Ricoh's slim wide-angle compact — the R1s, fixed 30mm f/3.5, program AE autofocus, 1995.
The Ricoh R1s is a fixed-lens 35mm compact from Ricoh's mid-1990s R1 line, a family built around an unusually slim body and a wide 30mm lens. It followed the 1994 R1 as a revised version and was also sold rebadged as the Rollei Prego Micron. It sat in the premium end of the point-and-shoot market, aimed at photographers who wanted a pocketable wide-angle camera rather than the more common 35mm or zoom compacts of the era.

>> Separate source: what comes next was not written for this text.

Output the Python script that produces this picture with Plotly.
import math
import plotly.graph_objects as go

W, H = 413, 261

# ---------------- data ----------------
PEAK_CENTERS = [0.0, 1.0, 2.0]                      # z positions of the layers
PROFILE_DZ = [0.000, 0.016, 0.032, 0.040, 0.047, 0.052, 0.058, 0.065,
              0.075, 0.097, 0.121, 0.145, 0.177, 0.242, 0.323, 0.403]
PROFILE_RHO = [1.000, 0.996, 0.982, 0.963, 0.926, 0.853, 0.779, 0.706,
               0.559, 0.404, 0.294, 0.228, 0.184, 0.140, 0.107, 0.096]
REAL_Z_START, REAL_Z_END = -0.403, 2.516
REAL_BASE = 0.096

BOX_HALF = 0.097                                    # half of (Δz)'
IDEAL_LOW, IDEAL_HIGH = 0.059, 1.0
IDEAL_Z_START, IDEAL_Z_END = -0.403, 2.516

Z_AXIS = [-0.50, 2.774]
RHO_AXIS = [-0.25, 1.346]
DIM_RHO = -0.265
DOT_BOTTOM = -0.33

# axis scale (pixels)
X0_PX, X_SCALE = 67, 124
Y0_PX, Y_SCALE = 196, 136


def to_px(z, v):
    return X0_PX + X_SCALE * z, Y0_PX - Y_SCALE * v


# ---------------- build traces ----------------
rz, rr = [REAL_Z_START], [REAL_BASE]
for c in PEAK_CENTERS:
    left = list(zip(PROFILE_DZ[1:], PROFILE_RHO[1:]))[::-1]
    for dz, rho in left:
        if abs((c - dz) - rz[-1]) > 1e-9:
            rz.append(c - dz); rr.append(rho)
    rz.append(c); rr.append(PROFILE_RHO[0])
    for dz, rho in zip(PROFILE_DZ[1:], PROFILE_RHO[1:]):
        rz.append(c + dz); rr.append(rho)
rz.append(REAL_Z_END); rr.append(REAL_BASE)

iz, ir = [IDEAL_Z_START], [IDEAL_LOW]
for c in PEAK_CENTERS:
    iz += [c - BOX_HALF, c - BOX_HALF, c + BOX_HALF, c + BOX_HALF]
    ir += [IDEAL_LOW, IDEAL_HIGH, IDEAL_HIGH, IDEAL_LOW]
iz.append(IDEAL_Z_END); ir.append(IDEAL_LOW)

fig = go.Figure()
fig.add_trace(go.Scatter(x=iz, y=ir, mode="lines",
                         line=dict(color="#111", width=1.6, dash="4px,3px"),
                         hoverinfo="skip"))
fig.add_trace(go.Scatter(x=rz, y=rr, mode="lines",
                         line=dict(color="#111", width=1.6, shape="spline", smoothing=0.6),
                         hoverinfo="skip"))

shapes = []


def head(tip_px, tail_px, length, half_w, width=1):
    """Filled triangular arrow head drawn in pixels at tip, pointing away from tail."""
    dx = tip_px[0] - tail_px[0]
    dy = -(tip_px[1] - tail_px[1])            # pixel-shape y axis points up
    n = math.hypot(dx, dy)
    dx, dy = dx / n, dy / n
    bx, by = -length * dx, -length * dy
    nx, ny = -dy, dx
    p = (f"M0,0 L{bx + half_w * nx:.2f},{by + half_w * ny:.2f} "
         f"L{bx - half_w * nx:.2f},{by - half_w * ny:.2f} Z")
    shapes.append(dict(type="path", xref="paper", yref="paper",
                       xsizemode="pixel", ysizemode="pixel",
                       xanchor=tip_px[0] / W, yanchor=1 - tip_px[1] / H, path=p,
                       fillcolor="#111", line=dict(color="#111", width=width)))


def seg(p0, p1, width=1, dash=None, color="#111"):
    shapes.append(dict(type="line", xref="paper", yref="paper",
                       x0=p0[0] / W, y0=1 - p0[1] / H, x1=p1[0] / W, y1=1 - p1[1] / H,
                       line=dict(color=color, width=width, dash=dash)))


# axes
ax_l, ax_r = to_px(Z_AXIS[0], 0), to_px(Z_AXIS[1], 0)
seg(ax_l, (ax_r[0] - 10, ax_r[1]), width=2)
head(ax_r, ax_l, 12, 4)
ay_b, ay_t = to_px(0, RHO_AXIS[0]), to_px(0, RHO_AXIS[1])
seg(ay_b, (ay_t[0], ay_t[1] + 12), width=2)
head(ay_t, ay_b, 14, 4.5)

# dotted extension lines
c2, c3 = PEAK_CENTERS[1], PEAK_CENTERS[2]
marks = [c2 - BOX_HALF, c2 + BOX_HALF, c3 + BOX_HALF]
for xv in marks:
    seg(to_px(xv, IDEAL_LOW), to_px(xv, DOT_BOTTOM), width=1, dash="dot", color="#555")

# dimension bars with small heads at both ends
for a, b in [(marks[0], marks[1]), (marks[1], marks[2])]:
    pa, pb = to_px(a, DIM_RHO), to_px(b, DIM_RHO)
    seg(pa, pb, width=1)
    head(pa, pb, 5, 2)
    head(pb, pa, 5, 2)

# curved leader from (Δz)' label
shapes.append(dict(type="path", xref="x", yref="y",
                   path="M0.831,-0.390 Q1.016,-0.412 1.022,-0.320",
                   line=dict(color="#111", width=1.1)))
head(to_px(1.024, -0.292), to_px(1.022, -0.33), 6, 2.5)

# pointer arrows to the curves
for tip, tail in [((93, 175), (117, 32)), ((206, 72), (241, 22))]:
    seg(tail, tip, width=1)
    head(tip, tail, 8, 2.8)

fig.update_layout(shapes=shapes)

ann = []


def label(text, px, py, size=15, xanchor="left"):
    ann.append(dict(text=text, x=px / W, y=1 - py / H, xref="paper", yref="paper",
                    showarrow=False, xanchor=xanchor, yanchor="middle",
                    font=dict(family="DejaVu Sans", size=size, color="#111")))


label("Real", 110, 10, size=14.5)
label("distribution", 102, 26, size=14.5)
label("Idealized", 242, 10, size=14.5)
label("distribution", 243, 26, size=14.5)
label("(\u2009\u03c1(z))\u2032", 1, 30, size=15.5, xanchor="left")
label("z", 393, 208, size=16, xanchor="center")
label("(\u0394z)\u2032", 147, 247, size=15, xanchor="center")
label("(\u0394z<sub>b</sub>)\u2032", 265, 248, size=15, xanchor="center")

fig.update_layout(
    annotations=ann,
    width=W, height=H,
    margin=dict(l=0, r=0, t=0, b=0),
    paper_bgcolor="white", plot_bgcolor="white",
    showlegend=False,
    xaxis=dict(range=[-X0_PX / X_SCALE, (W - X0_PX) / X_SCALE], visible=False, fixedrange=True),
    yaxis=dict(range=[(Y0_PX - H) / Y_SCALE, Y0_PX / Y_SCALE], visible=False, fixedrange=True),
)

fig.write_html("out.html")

Built for 35mm film, the R1s carries a fixed 30mm f/3.5 lens and offers a panorama-wide mode that switches to a 24mm angle of view at a fixed f/8 aperture. Focusing is by passive autofocus, exposure is fully programmed AE, and the camera has a built-in flash with a red-eye reduction setting. It runs on a single CR2 lithium cell, which powers the autofocus, meter, film transport and flash.
The wide 30mm coverage and thin profile make the R1s suited to street shooting, travel and general everyday use where a discreet camera is preferred. It fits in a coat pocket and its wide lens captures more of a scene than a standard 35mm or 38mm compact. As with most programmed compacts, control over aperture and shutter is limited, so it rewards a photographer who works with the camera's automation rather than against it.
When buying a used R1s, check that the autofocus locks and confirms rather than hunting, and that the lens is free of haze, fungus and separation. Confirm the LCD data panel shows a clean display without missing segments or bleed. Test the flash across its modes, listen for a smooth, quiet film wind and rewind, and inspect the battery compartment and door for corrosion from a leaked CR2 cell. Verify the panorama-wide switch operates and that light seals around the film door are intact.